**Stored data**:
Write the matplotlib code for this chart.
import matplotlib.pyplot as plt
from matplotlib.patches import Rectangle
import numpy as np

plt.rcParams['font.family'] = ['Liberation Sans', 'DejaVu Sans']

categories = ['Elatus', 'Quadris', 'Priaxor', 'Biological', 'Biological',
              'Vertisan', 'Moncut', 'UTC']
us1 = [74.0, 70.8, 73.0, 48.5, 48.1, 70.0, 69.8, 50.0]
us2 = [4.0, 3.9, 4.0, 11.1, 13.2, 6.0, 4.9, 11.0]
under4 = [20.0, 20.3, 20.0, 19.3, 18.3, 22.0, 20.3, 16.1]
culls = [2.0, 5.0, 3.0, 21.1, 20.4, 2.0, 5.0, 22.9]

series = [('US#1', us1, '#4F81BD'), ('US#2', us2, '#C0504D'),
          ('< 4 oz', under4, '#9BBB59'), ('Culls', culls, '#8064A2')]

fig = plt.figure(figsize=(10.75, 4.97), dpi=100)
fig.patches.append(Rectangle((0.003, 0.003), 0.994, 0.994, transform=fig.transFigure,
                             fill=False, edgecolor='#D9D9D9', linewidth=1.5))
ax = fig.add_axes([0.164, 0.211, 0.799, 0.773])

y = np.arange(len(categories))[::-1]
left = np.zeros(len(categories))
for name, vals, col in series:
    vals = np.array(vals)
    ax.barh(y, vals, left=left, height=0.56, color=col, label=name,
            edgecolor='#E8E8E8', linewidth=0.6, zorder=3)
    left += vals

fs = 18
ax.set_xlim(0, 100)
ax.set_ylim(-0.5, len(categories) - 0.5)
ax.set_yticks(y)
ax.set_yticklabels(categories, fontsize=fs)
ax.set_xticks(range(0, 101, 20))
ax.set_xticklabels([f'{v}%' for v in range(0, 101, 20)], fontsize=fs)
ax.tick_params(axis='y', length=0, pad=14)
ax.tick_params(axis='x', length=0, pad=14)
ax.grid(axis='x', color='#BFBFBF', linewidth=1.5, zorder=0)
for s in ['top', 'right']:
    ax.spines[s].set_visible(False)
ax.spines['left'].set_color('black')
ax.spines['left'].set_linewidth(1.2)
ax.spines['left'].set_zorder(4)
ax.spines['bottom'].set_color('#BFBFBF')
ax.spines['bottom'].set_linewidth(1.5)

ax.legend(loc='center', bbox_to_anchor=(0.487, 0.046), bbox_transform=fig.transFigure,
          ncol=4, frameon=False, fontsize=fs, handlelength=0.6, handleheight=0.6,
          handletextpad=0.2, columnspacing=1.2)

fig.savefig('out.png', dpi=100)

**To do**: Restate word for word only the lines running from the beginning of the data to the line holding "('< 4 oz', under4, '#9BBB59'), ('Culls', culls, '#8064A2')]", both included.

**Full output**:
Write the matplotlib code for this chart.
import matplotlib.pyplot as plt
from matplotlib.patches import Rectangle
import numpy as np

plt.rcParams['font.family'] = ['Liberation Sans', 'DejaVu Sans']

categories = ['Elatus', 'Quadris', 'Priaxor', 'Biological', 'Biological',
              'Vertisan', 'Moncut', 'UTC']
us1 = [74.0, 70.8, 73.0, 48.5, 48.1, 70.0, 69.8, 50.0]
us2 = [4.0, 3.9, 4.0, 11.1, 13.2, 6.0, 4.9, 11.0]
under4 = [20.0, 20.3, 20.0, 19.3, 18.3, 22.0, 20.3, 16.1]
culls = [2.0, 5.0, 3.0, 21.1, 20.4, 2.0, 5.0, 22.9]

series = [('US#1', us1, '#4F81BD'), ('US#2', us2, '#C0504D'),
          ('< 4 oz', under4, '#9BBB59'), ('Culls', culls, '#8064A2')]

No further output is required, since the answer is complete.